When the hurricane hit, I was feeling responsible for the core of those musicians and we hit the road as hard we could from 2005 to 2009. That’s when I had to make the jump to being a full-time musician.

BR: And you moved to Tennessee after Katrina?

GC: Yeah, in December of 2005.

BR: And at that point, you and Trina had a son together …

GC: That’s right – Waylon. He was born in 2004.

BR: Don’t you think this world would be a better place if more people named their sons Waylon?

GC: (laughs) Well, yeah – I do. (laughter)

BR: Cool. And do the two of you have any other children together?

GC: No, Just Waylon. Trina’s older than me – she’s 46 – and she had a hard enough labor with Waylon. And plus – damn, man: I’m already gonna be, like, 90 when Waylon gets out of high school … I can’t deal with another kid. (laughter)

BR: So how would you compare his experience so far with what you knew growing up and what you were exposed to through your folks?

GC: He’s getting it a lot quicker. (laughter) My mom was 19 when she had me, so by the time I was six years old … they were cool and stuff, but I’d had a lot more experiences by the time I was in my 40s than they’d had in their mid-20s. That’s what Waylon’s getting. Plus, he gets corrupted enough around my dad, man. (laughter)

BR: Oh, that’s the best. It’s just starting with our granddaughter Lydia, who’s 3 now. Last time they came to visit, I gave her a harmonica and told her to practice it in the car all the way home. (laughter)

GC: Yeah, that’s it, man. (laughs) “All the way home” – cool.

BR: So did Tennessee ever feel like home, or was it just a good place to be at the time?

GC: That’s right – a place to be. I mean, after the horror of New Orleans, it felt good just to get away. We had 11 acres with a creek in the back yard and a mountain with a cave.

It was a very middle-of-the-road place where the people were decent and you felt safe. And it was a time where Nashville was really embracing me and Trina a lot because of the hurricane; people were very giving and wanted to help you – for a time, it felt like the right place to be.

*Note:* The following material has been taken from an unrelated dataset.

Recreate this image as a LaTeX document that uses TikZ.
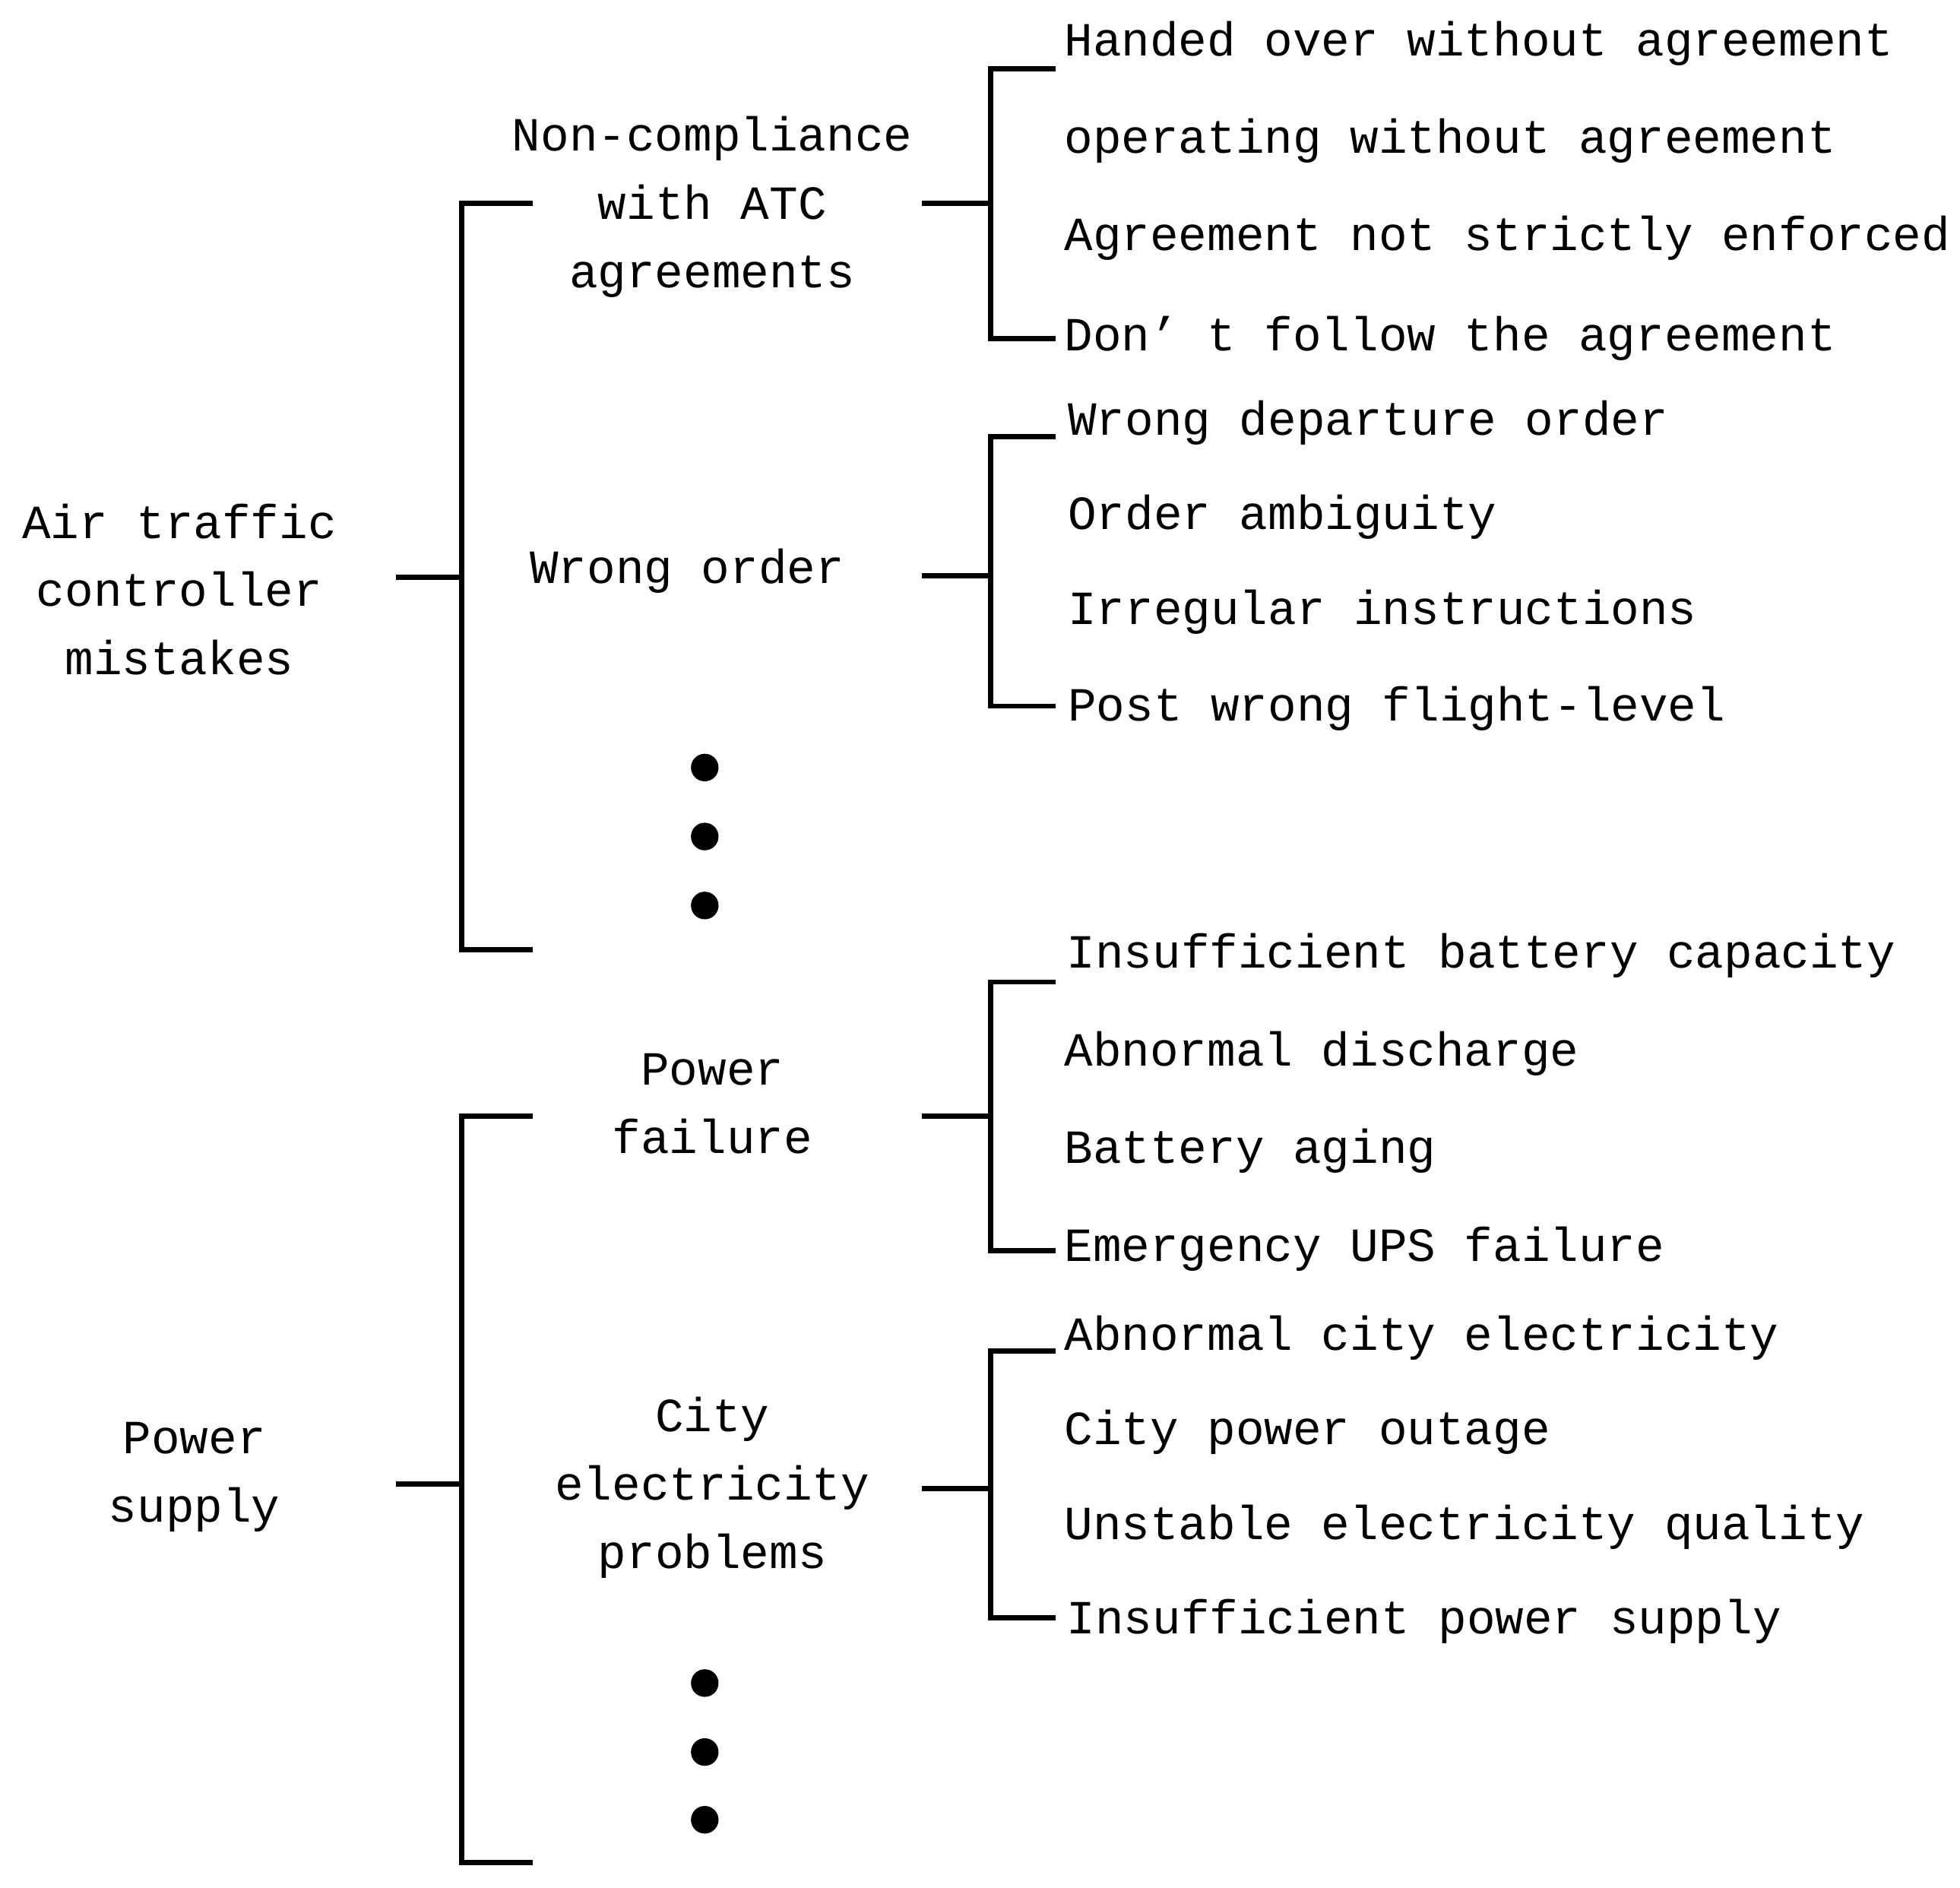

But after being there for awhile, I realized that I was too old to make the kind of friends like I’d had; my major fan base was on the Gulf Coast, so I was having to drive a lot for gigs; and we’d bit off a little more mortgage than we could handle after the economic crisis happened.

It was cool for awhile, but then Trina’s career kind of curved because the major labels were freaking out. You had all these artists with $50,000 to $100,000 recording budgets who were now coming in with $15,000 budgets to do a record and that’s no money.

BR: So you moved back to Alabama.

GC: Yeah, and it feels great to be back. Trina’s career has started to right itself; she’s been real busy this year – the past two years, really. I can take Waylon to see my dad and my mom; I’ve got friends with kids who live around here; we’ve got 100 acres of land with fishing … it’s just right, man. This is what I know; this is where I want to be – with the stuff I know about so I can show him. Up in Tennessee, I didn’t know anything.

BR: Time-wise, how did the recording of the new album line up with the move?

GC: We knew we were going back and we busted our ass to get the bulk of it done before we moved. We had a studio set up in our barn in Tennessee and most of the tracking was done there. Once we got to Alabama, we set up a mix room to finish it. But yeah – we kind of scheduled our leaving the barn to coincide with the record, because we couldn’t leave until we finished it. That was the last thing we did in Tennessee.